-- START DATA SECTION --

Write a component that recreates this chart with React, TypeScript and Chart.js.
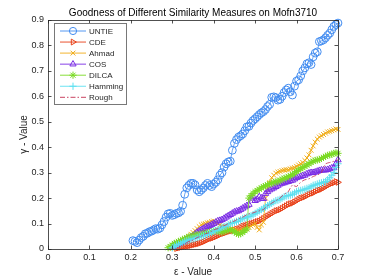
import React, { useEffect, useRef } from 'react';
import { Chart, registerables } from 'chart.js';
import { drawPoint } from 'chart.js/helpers';

Chart.register(...registerables);

const TITLE = 'Goodness of Different Similarity Measures on Mofn3710';
const X_LABEL = 'ε - Value';
const Y_LABEL = 'γ - Value';
const X_TICKS = [0, 0.1, 0.2, 0.3, 0.4, 0.5, 0.6, 0.7];
const Y_TICKS = [0, 0.1, 0.2, 0.3, 0.4, 0.5, 0.6, 0.7, 0.8, 0.9];
const SERIES_NAMES = ['UNTIE', 'CDE', 'Ahmad', 'COS', 'DILCA', 'Hamming', 'Rough'];

// epsilon sampling grids
const EPS_STEP = 0.005;
const UNTIE_START = 0.205;
const OTHERS_START = 0.29;

const untie = [
  0.033, 0.030, 0.025, 0.035, 0.045, 0.050, 0.060, 0.062, 0.068, 0.070,
  0.075, 0.080, 0.078, 0.082, 0.095, 0.108, 0.125, 0.138, 0.140, 0.132,
  0.135, 0.140, 0.142, 0.148, 0.172, 0.215, 0.240, 0.250, 0.258, 0.258,
  0.252, 0.232, 0.225, 0.232, 0.240, 0.250, 0.258, 0.250, 0.245, 0.255,
  0.262, 0.272, 0.290, 0.300, 0.322, 0.335, 0.342, 0.345, 0.388, 0.415,
  0.430, 0.440, 0.445, 0.452, 0.465, 0.480, 0.482, 0.495, 0.505, 0.512,
  0.520, 0.528, 0.535, 0.540, 0.548, 0.560, 0.568, 0.596, 0.598, 0.595,
  0.585, 0.588, 0.600, 0.615, 0.625, 0.632, 0.618, 0.605, 0.640, 0.660,
  0.665, 0.680, 0.700, 0.712, 0.728, 0.732, 0.725, 0.755, 0.770, 0.775,
  0.815, 0.818, 0.822, 0.830, 0.840, 0.848, 0.862, 0.875, 0.882, 0.888,
];

const cde = [
  null, null, null, null, 0.002, 0.004, 0.006, 0.008, 0.010, 0.010,
  0.012, 0.014, 0.016, 0.018, 0.020, 0.022, 0.025, 0.028, 0.032, 0.036,
  0.040, 0.042, 0.045, 0.048, 0.052, 0.056, 0.060, 0.062, 0.065, 0.068,
  0.070, 0.072, 0.075, 0.078, 0.080, 0.085, 0.090, 0.092, 0.095, 0.098,
  0.100, 0.102, 0.105, 0.108, 0.110, 0.115, 0.120, 0.125, 0.130, 0.135,
  0.140, 0.145, 0.150, 0.152, 0.155, 0.160, 0.165, 0.170, 0.175, 0.178,
  0.180, 0.185, 0.190, 0.195, 0.200, 0.202, 0.205, 0.210, 0.215, 0.218,
  0.220, 0.225, 0.230, 0.232, 0.235, 0.240, 0.245, 0.250, 0.255, 0.258,
  0.260, 0.265, 0.262,
];

const ahmad = [
  null, null, 0.002, 0.008, 0.012, 0.018, 0.022, 0.028, 0.035, 0.042,
  0.050, 0.058, 0.065, 0.072, 0.080, 0.088, 0.095, 0.098, 0.100, 0.103,
  0.105, 0.108, 0.110, 0.105, 0.100, 0.095, 0.090, 0.088, 0.085, 0.082,
  0.080, 0.078, 0.075, 0.072, 0.070, 0.072, 0.075, 0.078, 0.080, 0.085,
  0.090, 0.095, 0.100, 0.085, 0.075, 0.095, 0.105, 0.200, 0.235, 0.260,
  0.280, 0.290, 0.298, 0.302, 0.305, 0.308, 0.310, 0.312, 0.312, 0.315,
  0.318, 0.320, 0.325, 0.330, 0.335, 0.340, 0.348, 0.358, 0.370, 0.388,
  0.405, 0.420, 0.432, 0.440, 0.445, 0.450, 0.455, 0.460, 0.462, 0.465,
  0.468, 0.472, 0.470,
];

const cos = [
  null, null, 0.008, 0.015, 0.018, 0.022, 0.025, 0.030, 0.035, 0.038,
  0.042, 0.046, 0.050, 0.058, 0.065, 0.070, 0.075, 0.080, 0.085, 0.088,
  0.092, 0.096, 0.100, 0.105, 0.110, 0.112, 0.115, 0.120, 0.125, 0.130,
  0.135, 0.140, 0.145, 0.148, 0.150, 0.155, 0.160, 0.165, 0.170, 0.175,
  0.200, 0.205, 0.190, 0.195, 0.205, 0.200, 0.198, 0.218, 0.225, 0.232,
  0.236, 0.240, 0.245, 0.250, 0.255, 0.258, 0.260, 0.263, 0.265, 0.268,
  0.270, 0.275, 0.280, 0.283, 0.285, 0.288, 0.290, 0.295, 0.298, 0.300,
  0.300, 0.302, 0.305, 0.308, 0.310, 0.310, 0.310, 0.312, 0.315, 0.318,
  0.320, 0.335, 0.350,
];

const dilca = [
  0.005, 0.010, 0.015, 0.022, 0.025, 0.030, 0.032, 0.038, 0.040, 0.045,
  0.048, 0.050, 0.052, 0.055, 0.056, 0.055, 0.058, 0.060, 0.062, 0.065,
  0.066, 0.068, 0.070, 0.072, 0.070, 0.068, 0.066, 0.070, 0.072, 0.075,
  0.076, 0.072, 0.068, 0.062, 0.058, 0.060, 0.065, 0.072, 0.078, 0.200,
  0.210, 0.218, 0.225, 0.230, 0.235, 0.240, 0.245, 0.248, 0.252, 0.256,
  0.258, 0.262, 0.264, 0.266, 0.270, 0.274, 0.278, 0.280, 0.285, 0.288,
  0.292, 0.298, 0.305, 0.310, 0.315, 0.320, 0.325, 0.330, 0.335, 0.340,
  0.345, 0.348, 0.350, 0.352, 0.356, 0.360, 0.364, 0.368, 0.370, 0.372,
  0.376, 0.378, 0.376,
];

const hamming = [
  null, null, 0.005, 0.010, 0.015, 0.018, 0.020, 0.025, 0.030, 0.032,
  0.035, 0.038, 0.040, 0.042, 0.045, 0.048, 0.050, 0.052, 0.055, 0.058,
  0.060, 0.065, 0.070, 0.072, 0.075, 0.080, 0.085, 0.088, 0.090, 0.095,
  0.100, 0.102, 0.105, 0.108, 0.110, 0.115, 0.120, 0.122, 0.125, 0.128,
  0.130, 0.135, 0.140, 0.145, 0.150, 0.155, 0.160, 0.165, 0.170, 0.175,
  0.180, 0.185, 0.190, 0.192, 0.195, 0.200, 0.205, 0.208, 0.210, 0.212,
  0.215, 0.220, 0.225, 0.228, 0.230, 0.232, 0.235, 0.238, 0.240, 0.245,
  0.250, 0.252, 0.255, 0.258, 0.260, 0.262, 0.265, 0.272, 0.280, 0.290,
  0.300, 0.320, 0.335,
];

const rough = [
  null, null, null, null, 0.002, 0.006, 0.010, 0.015, 0.020, 0.025,
  0.030, 0.032, 0.035, 0.040, 0.045, 0.048, 0.050, 0.055, 0.060, 0.062,
  0.065, 0.070, 0.075, 0.078, 0.080, 0.085, 0.090, 0.092, 0.095, 0.100,
  0.105, 0.108, 0.110, 0.115, 0.120, 0.122, 0.125, 0.130, 0.135, 0.138,
  0.140, 0.142, 0.145, 0.148, 0.150, 0.152, 0.155, 0.162, 0.170, 0.175,
  0.180, 0.185, 0.190, 0.195, 0.200, 0.208, 0.215, 0.220, 0.225, 0.240,
  0.252, 0.248, 0.245, 0.255, 0.262, 0.268, 0.272, 0.274, 0.276, 0.280,
  0.285, 0.288, 0.290, 0.295, 0.300, 0.320, 0.335, 0.338, 0.340, 0.342,
  0.345, 0.348, 0.350,
];

const toPoints = (start: number, ys: (number | null)[]) =>
  ys.map((y, i) => ({ x: +(start + i * EPS_STEP).toFixed(3), y }));

const STYLES = [
  { color: 'rgb(66,140,240)', pointStyle: 'circle', radius: 3.9, rotation: 0, dash: [] as number[] },
  { color: 'rgb(232,64,24)', pointStyle: 'triangle', radius: 3.4, rotation: 90, dash: [] },
  { color: 'rgb(240,172,24)', pointStyle: 'crossRot', radius: 3.4, rotation: 0, dash: [] },
  { color: 'rgb(122,44,228)', pointStyle: 'triangle', radius: 3.7, rotation: 0, dash: [] },
  { color: 'rgb(122,218,36)', pointStyle: 'star', radius: 3.6, rotation: 0, dash: [] },
  { color: 'rgb(92,224,240)', pointStyle: 'cross', radius: 3.7, rotation: 0, dash: [] },
  { color: 'rgb(196,44,78)', pointStyle: false as any, radius: 0, rotation: 0, dash: [5, 2, 1.5, 2] },
];

const AXIS_COLOR = '#262626';
const FONT = '"Liberation Sans", Arial, Helvetica, sans-serif';

const framePlugin = {
  id: 'matlabFrame',
  afterDraw(chart: any) {
    const { ctx, chartArea: a, scales } = chart;
    ctx.save();
    // box
    ctx.strokeStyle = AXIS_COLOR;
    ctx.lineWidth = 0.8;
    ctx.strokeRect(Math.round(a.left) + 0.5, Math.round(a.top) + 0.5, Math.round(a.right - a.left), Math.round(a.bottom - a.top));
    // inward ticks
    const tl = 3.5;
    ctx.beginPath();
    X_TICKS.forEach((v) => {
      const x = Math.round(scales.x.getPixelForValue(v)) + 0.5;
      ctx.moveTo(x, a.bottom);
      ctx.lineTo(x, a.bottom - tl);
      ctx.moveTo(x, a.top);
      ctx.lineTo(x, a.top + tl);
    });
    Y_TICKS.forEach((v) => {
      const y = Math.round(scales.y.getPixelForValue(v)) + 0.5;
      ctx.moveTo(a.left, y);
      ctx.lineTo(a.left + tl, y);
      ctx.moveTo(a.right, y);
      ctx.lineTo(a.right - tl, y);
    });
    ctx.stroke();

    // title
    ctx.fillStyle = '#000';
    ctx.font = `10px ${FONT}`;
    ctx.textAlign = 'center';
    ctx.textBaseline = 'middle';
    ctx.fillText(TITLE, (a.left + a.right) / 2, 13);

    // axis labels
    ctx.fillStyle = AXIS_COLOR;
    ctx.fillText(X_LABEL, (a.left + a.right) / 2, 272);
    ctx.save();
    ctx.translate(24, (a.top + a.bottom) / 2);
    ctx.rotate(-Math.PI / 2);
    ctx.fillText(Y_LABEL, 0, 0);
    ctx.restore();

    // legend
    const lx = 54, ly = 23, lw = 72, lh = 81;
    ctx.fillStyle = '#fff';
    ctx.fillRect(lx, ly, lw, lh);
    ctx.strokeStyle = 'rgb(120,120,120)';
    ctx.lineWidth = 1;
    ctx.strokeRect(lx + 0.5, ly + 0.5, lw, lh);
    ctx.font = `8px ${FONT}`;
    ctx.textAlign = 'left';
    ctx.textBaseline = 'middle';
    chart.data.datasets.forEach((ds: any, i: number) => {
      const st = STYLES[i];
      const y = ly + 8 + i * 11.05;
      ctx.strokeStyle = st.color;
      ctx.lineWidth = 0.9;
      ctx.setLineDash(st.dash);
      ctx.beginPath();
      ctx.moveTo(60, y);
      ctx.lineTo(86, y);
      ctx.stroke();
      ctx.setLineDash([]);
      if (st.pointStyle) {
        ctx.fillStyle = 'rgba(0,0,0,0)';
        ctx.strokeStyle = st.color;
        ctx.lineWidth = 1;
        drawPoint(ctx, { pointStyle: st.pointStyle, rotation: st.rotation, radius: Math.min(st.radius, 3.6), borderWidth: 1 } as any, 73, y);
      }
      ctx.fillStyle = AXIS_COLOR;
      ctx.fillText(ds.label, 89, y + 0.5);
    });
    ctx.restore();
  },
};

export default function App() {
  const ref = useRef<HTMLCanvasElement>(null);
  useEffect(() => {
    const series = [
      toPoints(UNTIE_START, untie),
      toPoints(OTHERS_START, cde),
      toPoints(OTHERS_START, ahmad),
      toPoints(OTHERS_START, cos),
      toPoints(OTHERS_START, dilca),
      toPoints(OTHERS_START, hamming),
      toPoints(OTHERS_START, rough),
    ];
    const datasets = series.map((data, i) => {
      const st = STYLES[i];
      return {
        label: SERIES_NAMES[i],
        data,
        borderColor: st.color,
        backgroundColor: 'rgba(0,0,0,0)',
        borderWidth: 0.8,
        borderDash: st.dash,
        pointStyle: st.pointStyle,
        pointRadius: st.radius,
        pointRotation: st.rotation,
        pointBorderColor: st.color,
        pointBackgroundColor: 'rgba(0,0,0,0)',
        pointBorderWidth: 1,
        tension: 0,
        fill: false,
        clip: false as any,
        order: 6 - i,
      };
    });
    const chart = new Chart(ref.current!, {
      type: 'line',
      data: { datasets },
      options: {
        animation: false,
        responsive: false,
        devicePixelRatio: 1,
        layout: { padding: { left: 0, right: 36, top: 20, bottom: 0 } },
        plugins: { legend: { display: false }, tooltip: { enabled: false }, title: { display: false } },
        scales: {
          x: {
            type: 'linear',
            min: 0,
            max: 0.7,
            grid: { display: false, drawTicks: false },
            border: { display: false },
            afterBuildTicks: (s: any) => { s.ticks = X_TICKS.map((v) => ({ value: v })); },
            afterFit: (s: any) => { s.height = 31; },
            ticks: {
              padding: 3,
              color: AXIS_COLOR,
              font: { family: FONT, size: 9 },
              maxRotation: 0,
              autoSkip: false,
              callback: (v: any) => String(v),
            },
          },
          y: {
            type: 'linear',
            min: 0,
            max: 0.9,
            grid: { display: false, drawTicks: false },
            border: { display: false },
            afterBuildTicks: (s: any) => { s.ticks = Y_TICKS.map((v) => ({ value: v })); },
            afterFit: (s: any) => { s.width = 48; },
            ticks: {
              padding: 4,
              color: AXIS_COLOR,
              font: { family: FONT, size: 9 },
              autoSkip: false,
              callback: (v: any) => String(v),
            },
          },
        },
      },
      plugins: [framePlugin],
    });
    return () => chart.destroy();
  }, []);
  return (
    <div style={{ position: 'fixed', left: 0, top: 0, width: 374, height: 280, background: '#fff' }}>
      <canvas ref={ref} width={374} height={280} />
    </div>
  );
}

-- END DATA SECTION --

[EXERCISE] Write out nothing but the lines from the start of the data through the line with "Chart.register(...registerables);". Leave out the pictures.

[ANSWER IN FULL]
Write a component that recreates this chart with React, TypeScript and Chart.js.
import React, { useEffect, useRef } from 'react';
import { Chart, registerables } from 'chart.js';
import { drawPoint } from 'chart.js/helpers';

Chart.register(...registerables);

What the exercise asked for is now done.